## DIRECTIONS FOR THIS TASK
Write out, precisely and in full, each line of the material.

[START SUPPLIED MATERIAL]

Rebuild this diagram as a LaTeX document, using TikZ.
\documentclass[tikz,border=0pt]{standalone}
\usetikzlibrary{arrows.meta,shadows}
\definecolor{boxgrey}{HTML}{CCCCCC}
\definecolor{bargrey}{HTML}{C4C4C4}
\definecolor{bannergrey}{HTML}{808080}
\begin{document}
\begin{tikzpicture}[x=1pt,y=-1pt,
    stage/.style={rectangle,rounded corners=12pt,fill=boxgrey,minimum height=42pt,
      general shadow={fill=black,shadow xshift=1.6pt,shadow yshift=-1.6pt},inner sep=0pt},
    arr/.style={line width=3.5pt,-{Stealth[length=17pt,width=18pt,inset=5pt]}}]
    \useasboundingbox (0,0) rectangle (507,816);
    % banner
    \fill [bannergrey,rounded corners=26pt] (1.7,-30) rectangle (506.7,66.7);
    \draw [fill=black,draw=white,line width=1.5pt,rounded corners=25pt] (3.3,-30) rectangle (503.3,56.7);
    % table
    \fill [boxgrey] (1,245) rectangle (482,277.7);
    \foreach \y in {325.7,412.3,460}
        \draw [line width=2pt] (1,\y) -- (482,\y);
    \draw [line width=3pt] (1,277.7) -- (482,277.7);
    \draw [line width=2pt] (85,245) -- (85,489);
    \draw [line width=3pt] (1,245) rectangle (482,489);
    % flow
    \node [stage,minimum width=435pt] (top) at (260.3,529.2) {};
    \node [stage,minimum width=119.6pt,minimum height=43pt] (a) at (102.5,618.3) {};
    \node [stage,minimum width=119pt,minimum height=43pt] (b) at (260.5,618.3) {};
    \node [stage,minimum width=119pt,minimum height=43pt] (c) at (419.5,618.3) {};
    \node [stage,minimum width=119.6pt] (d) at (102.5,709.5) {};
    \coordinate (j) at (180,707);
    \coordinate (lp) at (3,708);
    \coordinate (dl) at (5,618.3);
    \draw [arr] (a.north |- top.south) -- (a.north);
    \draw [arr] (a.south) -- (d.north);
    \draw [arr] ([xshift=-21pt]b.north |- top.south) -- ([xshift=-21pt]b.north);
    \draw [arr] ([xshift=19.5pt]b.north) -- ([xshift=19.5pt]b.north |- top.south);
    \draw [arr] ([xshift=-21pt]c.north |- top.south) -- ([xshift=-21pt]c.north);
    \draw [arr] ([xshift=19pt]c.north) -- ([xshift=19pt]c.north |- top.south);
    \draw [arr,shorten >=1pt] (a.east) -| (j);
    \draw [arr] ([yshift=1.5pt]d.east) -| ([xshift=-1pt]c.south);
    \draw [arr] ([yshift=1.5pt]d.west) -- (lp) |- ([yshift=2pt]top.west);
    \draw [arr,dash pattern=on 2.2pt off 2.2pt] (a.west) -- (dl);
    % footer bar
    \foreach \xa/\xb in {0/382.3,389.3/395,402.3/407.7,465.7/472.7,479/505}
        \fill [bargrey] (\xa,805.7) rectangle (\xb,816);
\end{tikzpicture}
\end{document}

[END SUPPLIED MATERIAL]

## ANSWER BELOW
Rebuild this diagram as a LaTeX document, using TikZ.
\documentclass[tikz,border=0pt]{standalone}
\usetikzlibrary{arrows.meta,shadows}
\definecolor{boxgrey}{HTML}{CCCCCC}
\definecolor{bargrey}{HTML}{C4C4C4}
\definecolor{bannergrey}{HTML}{808080}
\begin{document}
\begin{tikzpicture}[x=1pt,y=-1pt,
    stage/.style={rectangle,rounded corners=12pt,fill=boxgrey,minimum height=42pt,
      general shadow={fill=black,shadow xshift=1.6pt,shadow yshift=-1.6pt},inner sep=0pt},
    arr/.style={line width=3.5pt,-{Stealth[length=17pt,width=18pt,inset=5pt]}}]
    \useasboundingbox (0,0) rectangle (507,816);
    % banner
    \fill [bannergrey,rounded corners=26pt] (1.7,-30) rectangle (506.7,66.7);
    \draw [fill=black,draw=white,line width=1.5pt,rounded corners=25pt] (3.3,-30) rectangle (503.3,56.7);
    % table
    \fill [boxgrey] (1,245) rectangle (482,277.7);
    \foreach \y in {325.7,412.3,460}
        \draw [line width=2pt] (1,\y) -- (482,\y);
    \draw [line width=3pt] (1,277.7) -- (482,277.7);
    \draw [line width=2pt] (85,245) -- (85,489);
    \draw [line width=3pt] (1,245) rectangle (482,489);
    % flow
    \node [stage,minimum width=435pt] (top) at (260.3,529.2) {};
    \node [stage,minimum width=119.6pt,minimum height=43pt] (a) at (102.5,618.3) {};
    \node [stage,minimum width=119pt,minimum height=43pt] (b) at (260.5,618.3) {};
    \node [stage,minimum width=119pt,minimum height=43pt] (c) at (419.5,618.3) {};
    \node [stage,minimum width=119.6pt] (d) at (102.5,709.5) {};
    \coordinate (j) at (180,707);
    \coordinate (lp) at (3,708);
    \coordinate (dl) at (5,618.3);
    \draw [arr] (a.north |- top.south) -- (a.north);
    \draw [arr] (a.south) -- (d.north);
    \draw [arr] ([xshift=-21pt]b.north |- top.south) -- ([xshift=-21pt]b.north);
    \draw [arr] ([xshift=19.5pt]b.north) -- ([xshift=19.5pt]b.north |- top.south);
    \draw [arr] ([xshift=-21pt]c.north |- top.south) -- ([xshift=-21pt]c.north);
    \draw [arr] ([xshift=19pt]c.north) -- ([xshift=19pt]c.north |- top.south);
    \draw [arr,shorten >=1pt] (a.east) -| (j);
    \draw [arr] ([yshift=1.5pt]d.east) -| ([xshift=-1pt]c.south);
    \draw [arr] ([yshift=1.5pt]d.west) -- (lp) |- ([yshift=2pt]top.west);
    \draw [arr,dash pattern=on 2.2pt off 2.2pt] (a.west) -- (dl);
    % footer bar
    \foreach \xa/\xb in {0/382.3,389.3/395,402.3/407.7,465.7/472.7,479/505}
        \fill [bargrey] (\xa,805.7) rectangle (\xb,816);
\end{tikzpicture}
\end{document}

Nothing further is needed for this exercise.